- Directions for this task: Every line from the first one to the line containing "const canvasRef = useRef<HTMLCanvasElement" should be echoed exactly; leave out the rest.
== Material provided ==
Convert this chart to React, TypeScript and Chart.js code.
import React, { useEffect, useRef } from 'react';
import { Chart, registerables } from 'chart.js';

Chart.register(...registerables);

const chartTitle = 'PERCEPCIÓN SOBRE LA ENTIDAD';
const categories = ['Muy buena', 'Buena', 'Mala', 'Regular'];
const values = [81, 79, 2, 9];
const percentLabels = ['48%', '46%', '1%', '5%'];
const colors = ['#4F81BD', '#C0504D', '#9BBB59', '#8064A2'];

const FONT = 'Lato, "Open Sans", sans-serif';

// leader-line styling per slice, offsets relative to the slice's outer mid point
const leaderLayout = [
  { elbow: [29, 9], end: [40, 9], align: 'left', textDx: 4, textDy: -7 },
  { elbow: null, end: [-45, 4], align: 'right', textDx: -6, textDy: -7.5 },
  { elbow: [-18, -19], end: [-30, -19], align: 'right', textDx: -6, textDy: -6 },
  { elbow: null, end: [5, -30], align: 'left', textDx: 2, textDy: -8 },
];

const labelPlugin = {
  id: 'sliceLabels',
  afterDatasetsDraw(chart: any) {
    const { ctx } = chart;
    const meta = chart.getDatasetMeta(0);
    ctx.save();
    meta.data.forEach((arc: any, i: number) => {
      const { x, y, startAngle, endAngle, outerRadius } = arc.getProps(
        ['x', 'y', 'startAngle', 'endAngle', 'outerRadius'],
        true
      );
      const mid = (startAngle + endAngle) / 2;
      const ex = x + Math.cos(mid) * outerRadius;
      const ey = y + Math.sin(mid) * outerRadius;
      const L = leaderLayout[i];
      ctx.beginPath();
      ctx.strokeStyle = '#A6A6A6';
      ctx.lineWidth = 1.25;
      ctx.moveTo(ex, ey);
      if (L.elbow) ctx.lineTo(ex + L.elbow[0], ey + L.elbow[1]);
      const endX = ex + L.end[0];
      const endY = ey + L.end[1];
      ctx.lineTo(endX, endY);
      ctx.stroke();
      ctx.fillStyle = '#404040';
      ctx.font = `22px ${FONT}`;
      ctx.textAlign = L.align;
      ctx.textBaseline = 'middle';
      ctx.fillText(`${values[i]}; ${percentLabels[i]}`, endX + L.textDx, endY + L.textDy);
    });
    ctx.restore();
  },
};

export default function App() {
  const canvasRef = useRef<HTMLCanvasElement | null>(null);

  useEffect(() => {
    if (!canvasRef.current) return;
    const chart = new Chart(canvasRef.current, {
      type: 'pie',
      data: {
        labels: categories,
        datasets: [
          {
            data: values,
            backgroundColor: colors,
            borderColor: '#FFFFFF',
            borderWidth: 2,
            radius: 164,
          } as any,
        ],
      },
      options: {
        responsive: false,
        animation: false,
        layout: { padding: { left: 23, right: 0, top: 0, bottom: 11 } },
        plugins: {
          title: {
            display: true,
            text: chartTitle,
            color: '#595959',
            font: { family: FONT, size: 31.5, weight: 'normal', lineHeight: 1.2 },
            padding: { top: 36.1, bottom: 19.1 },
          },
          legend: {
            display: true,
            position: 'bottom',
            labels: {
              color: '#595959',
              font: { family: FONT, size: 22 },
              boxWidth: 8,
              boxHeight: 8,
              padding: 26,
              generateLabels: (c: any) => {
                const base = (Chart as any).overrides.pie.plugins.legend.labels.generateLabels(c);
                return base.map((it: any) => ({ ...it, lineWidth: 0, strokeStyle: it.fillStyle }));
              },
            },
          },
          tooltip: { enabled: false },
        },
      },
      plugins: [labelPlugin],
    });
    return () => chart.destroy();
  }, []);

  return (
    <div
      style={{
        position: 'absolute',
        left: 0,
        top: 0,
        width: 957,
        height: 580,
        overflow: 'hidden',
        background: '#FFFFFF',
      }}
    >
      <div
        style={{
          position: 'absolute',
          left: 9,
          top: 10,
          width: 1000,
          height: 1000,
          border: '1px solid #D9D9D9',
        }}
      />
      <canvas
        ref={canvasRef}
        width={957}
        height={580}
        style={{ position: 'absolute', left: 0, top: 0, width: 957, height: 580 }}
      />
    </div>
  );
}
===
- Result of the exercise:
Convert this chart to React, TypeScript and Chart.js code.
import React, { useEffect, useRef } from 'react';
import { Chart, registerables } from 'chart.js';

Chart.register(...registerables);

const chartTitle = 'PERCEPCIÓN SOBRE LA ENTIDAD';
const categories = ['Muy buena', 'Buena', 'Mala', 'Regular'];
const values = [81, 79, 2, 9];
const percentLabels = ['48%', '46%', '1%', '5%'];
const colors = ['#4F81BD', '#C0504D', '#9BBB59', '#8064A2'];

const FONT = 'Lato, "Open Sans", sans-serif';

// leader-line styling per slice, offsets relative to the slice's outer mid point
const leaderLayout = [
  { elbow: [29, 9], end: [40, 9], align: 'left', textDx: 4, textDy: -7 },
  { elbow: null, end: [-45, 4], align: 'right', textDx: -6, textDy: -7.5 },
  { elbow: [-18, -19], end: [-30, -19], align: 'right', textDx: -6, textDy: -6 },
  { elbow: null, end: [5, -30], align: 'left', textDx: 2, textDy: -8 },
];

const labelPlugin = {
  id: 'sliceLabels',
  afterDatasetsDraw(chart: any) {
    const { ctx } = chart;
    const meta = chart.getDatasetMeta(0);
    ctx.save();
    meta.data.forEach((arc: any, i: number) => {
      const { x, y, startAngle, endAngle, outerRadius } = arc.getProps(
        ['x', 'y', 'startAngle', 'endAngle', 'outerRadius'],
        true
      );
      const mid = (startAngle + endAngle) / 2;
      const ex = x + Math.cos(mid) * outerRadius;
      const ey = y + Math.sin(mid) * outerRadius;
      const L = leaderLayout[i];
      ctx.beginPath();
      ctx.strokeStyle = '#A6A6A6';
      ctx.lineWidth = 1.25;
      ctx.moveTo(ex, ey);
      if (L.elbow) ctx.lineTo(ex + L.elbow[0], ey + L.elbow[1]);
      const endX = ex + L.end[0];
      const endY = ey + L.end[1];
      ctx.lineTo(endX, endY);
      ctx.stroke();
      ctx.fillStyle = '#404040';
      ctx.font = `22px ${FONT}`;
      ctx.textAlign = L.align;
      ctx.textBaseline = 'middle';
      ctx.fillText(`${values[i]}; ${percentLabels[i]}`, endX + L.textDx, endY + L.textDy);
    });
    ctx.restore();
  },
};

export default function App() {
  const canvasRef = useRef<HTMLCanvasElement | null>(null);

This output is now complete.